Engels attacked the view that “human nature” is inherently selfish and will simply destroy nature. In his “Outlines,” Engels (1844) described that argument as a “repulsive blasphemy against man and nature.” Humans can work in harmony with and as part of nature if there is greater knowledge of the consequences of human action. Engels (1896) said in his Dialectics:
But even in this sphere, by long and often cruel experience and by collecting and analyzing the historical material, we are gradually learning to get a clear view of the indirect, more remote, social effects of our productive activity, and so the possibility is afforded us of mastering and controlling these effects as well.
Enhanced knowledge and scientific progress are not enough. For Marx and Engels, the possibility of ending the dialectical contradiction between humans and nature and bringing about some level of harmony and ecological balance would only be possible with the abolition of the capitalist mode of production. As Engels (1896) said, “To carry out this control requires something more than mere knowledge.” Science is not enough. “It requires a complete revolution in our hitherto existing mode of production, and with it of our whole contemporary social order” (ibid.).
Notes
1 The publication of the Marx-Engels-Gesamtausgabe (MEGA-2), the original German title for the collected works of Marx and Engels, is the main task of the Internationale Marx-Engels-Stiftung (IMES), which was established in 1990 in Amsterdam. The IMES is an international network of the International Institute of Social History, the Berlin-Brandenburgische Akademie der Wissenschaften, the Karl-Marx-Haus of the Friedrich Ebert Foundation in Trier, and the Russian State Archive for Social/Political History and the Russian Independent Institute for the Study of Social and National Problems, both in Moscow. The aim of the IMES is to continue the publication of the collected works of Marx and Engels carried out in the 1960s in Berlin and Moscow. For more details on the MEGA project, see https://iisg.amsterdam/en/research/publications/book-series/marx-engels-gesamtausgabe.

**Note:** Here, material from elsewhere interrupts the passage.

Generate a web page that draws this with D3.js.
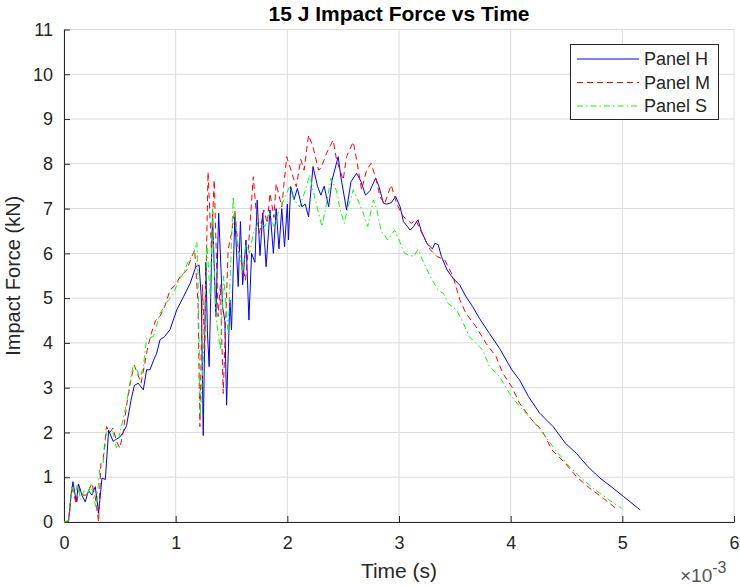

2 Saito introduces the significance of the notebooks for scholars of Marx, with related comments on page 23.
3 Although it is true that in Capital, Volume I, Chapter 15 on machinery Marx says: “Moreover, all progress in capitalistic agriculture is a progress in the art, not only of robbing the labourer, but of robbing the soil; all progress in increasing the fertility of the soil for a given time, is progress towards ruining the lasting sources of that fertility. The more a country starts its development on the foundation of modern industry, . . . the more rapid is this process of destruction. Capitalist production, therefore, develops technology, and the combining together of various process into a social whole, only by sapping the original sources of all wealth – the soil and the labourer” (Marx 1995 [1887]).
4 See also Proudhon (1840), p. 1.
5 This debate continues. See the controversy over Michael Moore and Jeff Gibbs’ 2019 film, The Planet of the Humans, which appears to argue that the problem is not just one of capitalism, but that there are just too many humans.
6 “But the more I get into the stuff, the more I become convinced that agricultural reform, and hence the question of property based on it, is the alpha and omega of the coming revolution. Without that, Father Malthus will prove right”; from Marx’s letter to Engels, August 14, 1851 (Saito 2017, p. 309).
7 Punctuated equilibrium is commonly contrasted against phyletic gradualism, the idea that evolution generally occurs uniformly and by the steady and gradual transformation of whole lineages. In 1972, Marxist palaeontologists Niles Eldredge and Stephen Jay Gould published a landmark paper developing their theory they termed ‘punctuated equilibria’ (PBS 2001).